MU has just announced the creation of its first competitive chess team. Grandmaster Cristian Chirila will be coaching the team. Chirila approached Rex Sinquefield, the president and chairman of the Saint Louis Chess Club board, with the idea of starting a team. Sinquefield then contacted MU with the idea and now the team is in its recruiting process.
“It only made sense that the largest university in the state would interest me in trying to open a chess program,” Chirila said. “This was one of my visions since I graduated college. I proposed the idea to the right people and that’s how [the team] came about.”

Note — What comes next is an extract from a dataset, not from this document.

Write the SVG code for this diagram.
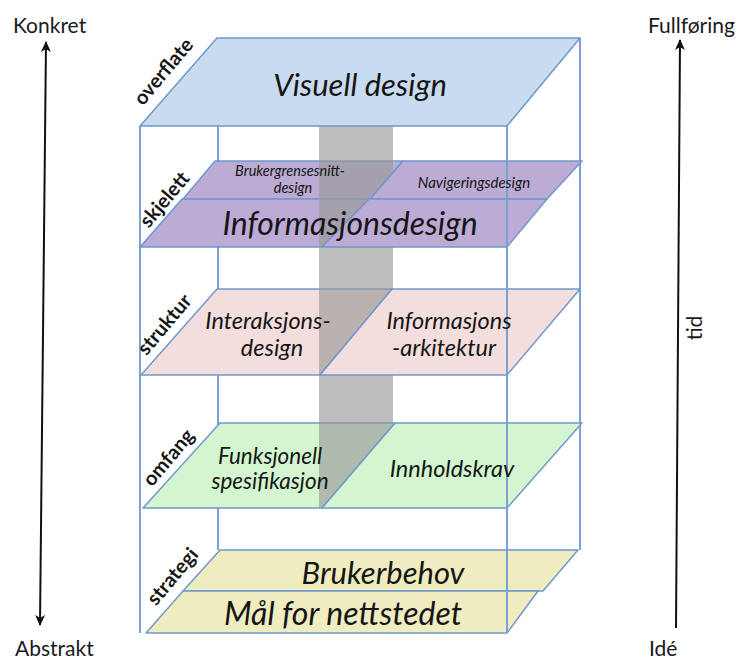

The Saint Louis Chess Club will be partnering with MU to launch the team and has about an $800,000 grant agreement with MU for the launch of the team. The club will be working with the team as it grows and becomes a chess resource for the state of Missouri, according to the MU News Bureau.
Introduced to chess by his father at age 5, he has won chess titles and tournaments all over the world, according to U.S. Chess Champs. In addition to being a chess champion, Chirila is also a chess commentator for the Saint Louis Chess Club broadcasts, head coach and resident Grandmaster at Bay Area Chess and a journalist, according to Chirila’s website.
Chirila has already begun the first steps in recruiting a team of players from all over the world, he said. He has invited four players from both the U.S. and from around the world, of which two have verbally committed and have begun the application process. He said he hopes to build a team of four to six players.
“Most of the players I’m inviting I have met before,” he said. “The chess world is not such a big world. I have been competing in this circle for a long while, so most of them I already knew.”
This first year, the team will only be invitation-based, but starting next year will be open to applications. The team will be announced in May and players will begin competing for MU’s team starting this fall, Chirila said.
“I’m definitely looking to be nationally competitive, hopefully from the first year,” Chirila said. “I’m also hoping to win a championship as soon as possible.”
Chirila said that MU’s athletic programs have an excellent reputation, and he hopes to bring the same to the new chess team.
“The competition is fierce, there are a lot of very strong universities that have had an ongoing program for a very long time,” he said. “I think Mizzou is a top university. The athletics are excellent and nationally competitive, so I hope to replicate that.”